TASK TO CARRY OUT — Find the lines containing "chart" and say how many there are, with no other words.

DATA EXTRACT —
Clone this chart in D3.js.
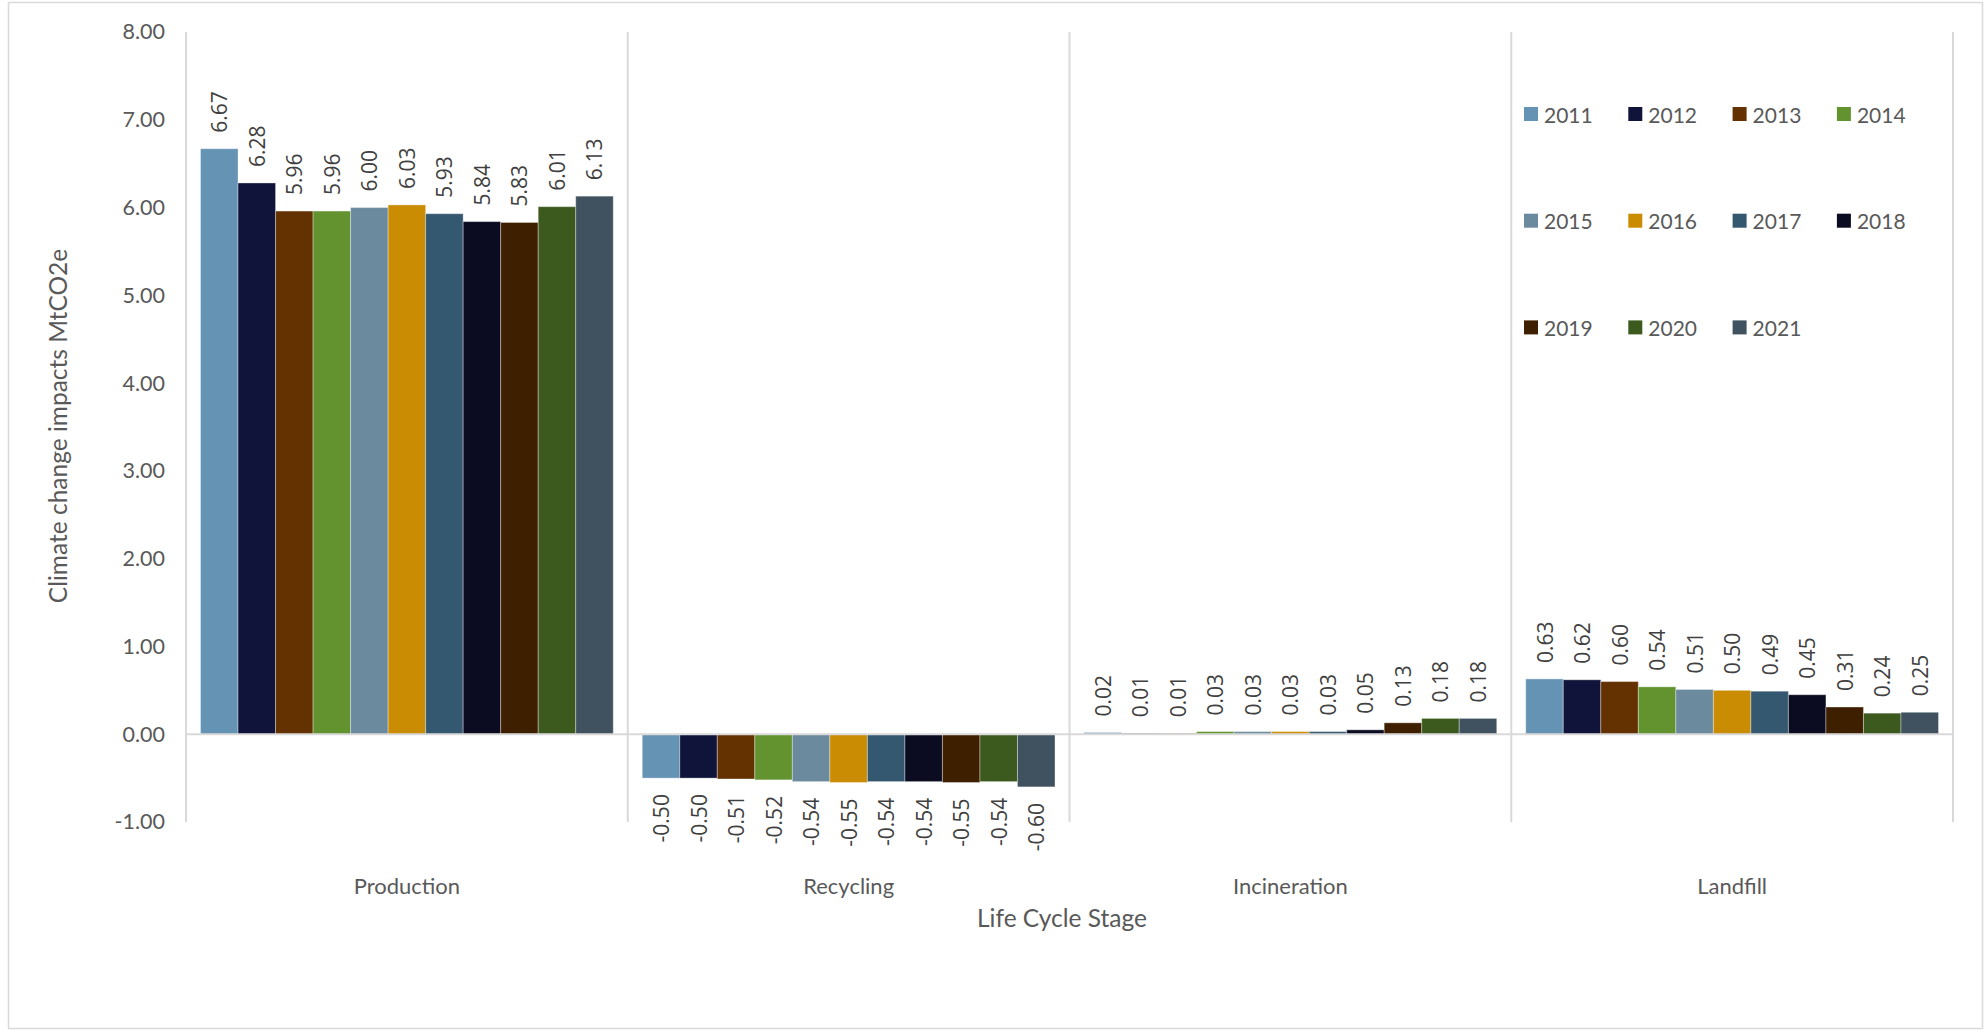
<!DOCTYPE html>
<html>
<head>
<meta charset="utf-8">
<script src="https://cdn.jsdelivr.net/npm/d3@7"></script>
<style>
  html, body { margin: 0; padding: 0; background: #fff; }
  svg { display: block; }
</style>
</head>
<body>
<svg id="chart" width="1986" height="1032"></svg>
<script>
// Life cycle stages (categories) and reporting years (series)
const stages = ["Production", "Recycling", "Incineration", "Landfill"];
const years = ["2011", "2012", "2013", "2014", "2015", "2016", "2017", "2018", "2019", "2020", "2021"];

// Climate change impacts per stage, one value per year (MtCO2e)
const production   = [6.67, 6.28, 5.96, 5.96, 6.00, 6.03, 5.93, 5.84, 5.83, 6.01, 6.13];
const recycling    = [-0.50, -0.50, -0.51, -0.52, -0.54, -0.55, -0.54, -0.54, -0.55, -0.54, -0.60];
const incineration = [0.02, 0.01, 0.01, 0.03, 0.03, 0.03, 0.03, 0.05, 0.13, 0.18, 0.18];
const landfill     = [0.63, 0.62, 0.60, 0.54, 0.51, 0.50, 0.49, 0.45, 0.31, 0.24, 0.25];

const yTicks = [-1, 0, 1, 2, 3, 4, 5, 6, 7, 8];

const yearColors = ["#6593b4", "#11143a", "#633200", "#62932f", "#6b8a9e", "#ca8c02",
                    "#34586f", "#0b0c22", "#3e1f00", "#3c5a1e", "#40525f"];

const stageValues = [production, recycling, incineration, landfill];
const table = stages.map((s, i) => ({
  stage: s,
  bars: years.map((y, j) => ({ year: y, value: stageValues[i][j] }))
}));

const svg = d3.select("#chart");
const fontAxis = "Lato, 'Open Sans', sans-serif";
const fontLabel = "'Open Sans', 'Noto Sans', sans-serif";

// outer chart frame
svg.append("rect")
  .attr("x", 8.5).attr("y", 2.5)
  .attr("width", 1974).attr("height", 1026)
  .attr("fill", "#fff").attr("stroke", "#d9d9d9").attr("stroke-width", 1.5);

const plot = { left: 186, right: 1953, top: 32, bottom: 822 };

const x0 = d3.scaleBand().domain(stages).range([plot.left, plot.right]).padding(0);
const x1 = d3.scaleBand().domain(years)
  .range([14.5, x0.bandwidth() - 14.5]).padding(0);
const y = d3.scaleLinear().domain([-1, 8]).range([plot.bottom, plot.top]);
const color = d3.scaleOrdinal().domain(years).range(yearColors);
// two decimals with a plain hyphen for negatives
const fmt = v => d3.format(".2f")(v).replace("\u2212", "-");

// category separators (vertical grid at band edges)
const edges = stages.map(s => x0(s)).concat([plot.right]);
svg.append("g").selectAll("line").data(edges).join("line")
  .attr("x1", d => d).attr("x2", d => d)
  .attr("y1", plot.top).attr("y2", plot.bottom)
  .attr("stroke", "#d9d9d9").attr("stroke-width", 2);

// y axis tick labels
const yAxis = d3.axisLeft(y).tickValues(yTicks).tickFormat(fmt).tickSize(0).tickPadding(21);
const gy = svg.append("g").attr("transform", `translate(${plot.left},0)`).call(yAxis);
gy.select(".domain").remove();
gy.selectAll("text")
  .attr("font-family", fontAxis).attr("font-size", 21.5).attr("fill", "#595959");

// bars
const groups = svg.append("g").selectAll("g").data(table).join("g")
  .attr("transform", d => `translate(${x0(d.stage)},0)`);

groups.selectAll("rect").data(d => d.bars).join("rect")
  .attr("x", d => x1(d.year))
  .attr("width", x1.bandwidth())
  .attr("y", d => y(Math.max(0, d.value)))
  .attr("height", d => Math.abs(y(d.value) - y(0)))
  .attr("fill", d => color(d.year))
  .attr("stroke", "rgba(255,255,255,0.35)").attr("stroke-width", 1);

// zero line
svg.append("line")
  .attr("x1", plot.left).attr("x2", plot.right)
  .attr("y1", y(0)).attr("y2", y(0))
  .attr("stroke", "#d9d9d9").attr("stroke-width", 2);

// rotated value labels
groups.selectAll("text.val").data(d => d.bars).join("text")
  .attr("class", "val")
  .attr("transform", d => {
    const cx = x1(d.year) + x1.bandwidth() / 2;
    const yy = d.value >= 0 ? y(d.value) - 16 : y(d.value) + 16;
    return `translate(${cx},${yy}) rotate(-90)`;
  })
  .attr("text-anchor", d => d.value >= 0 ? "start" : "end")
  .attr("dominant-baseline", "central")
  .attr("font-family", fontLabel).attr("font-size", 21).attr("fill", "#404040")
  .text(d => fmt(d.value));

// category labels
svg.append("g").selectAll("text").data(stages).join("text")
  .attr("x", d => x0(d) + x0.bandwidth() / 2)
  .attr("y", 885)
  .attr("text-anchor", "middle").attr("dominant-baseline", "central")
  .attr("font-family", fontAxis).attr("font-size", 22).attr("fill", "#595959")
  .text(d => d);

// axis titles
svg.append("text")
  .attr("x", 1062).attr("y", 917)
  .attr("text-anchor", "middle").attr("dominant-baseline", "central")
  .attr("font-family", fontAxis).attr("font-size", 24.5).attr("fill", "#595959")
  .text("Life Cycle Stage");

svg.append("text")
  .attr("transform", "translate(57,426) rotate(-90)")
  .attr("text-anchor", "middle").attr("dominant-baseline", "central")
  .attr("font-family", fontAxis).attr("font-size", 24.5).attr("fill", "#595959")
  .text("Climate change impacts MtCO2e");

// legend: 4 columns x 3 rows
const legend = svg.append("g").selectAll("g").data(years).join("g")
  .attr("transform", (d, i) => `translate(${1524 + (i % 4) * 104.3},${114 + Math.floor(i / 4) * 106.7})`);
legend.append("rect")
  .attr("x", 0).attr("y", -7).attr("width", 14).attr("height", 14)
  .attr("fill", d => color(d));
legend.append("text")
  .attr("x", 20).attr("y", 0).attr("dominant-baseline", "central")
  .attr("font-family", fontAxis).attr("font-size", 21).attr("fill", "#595959")
  .text(d => d);
</script>
</body>
</html>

FULL RESPONSE — 4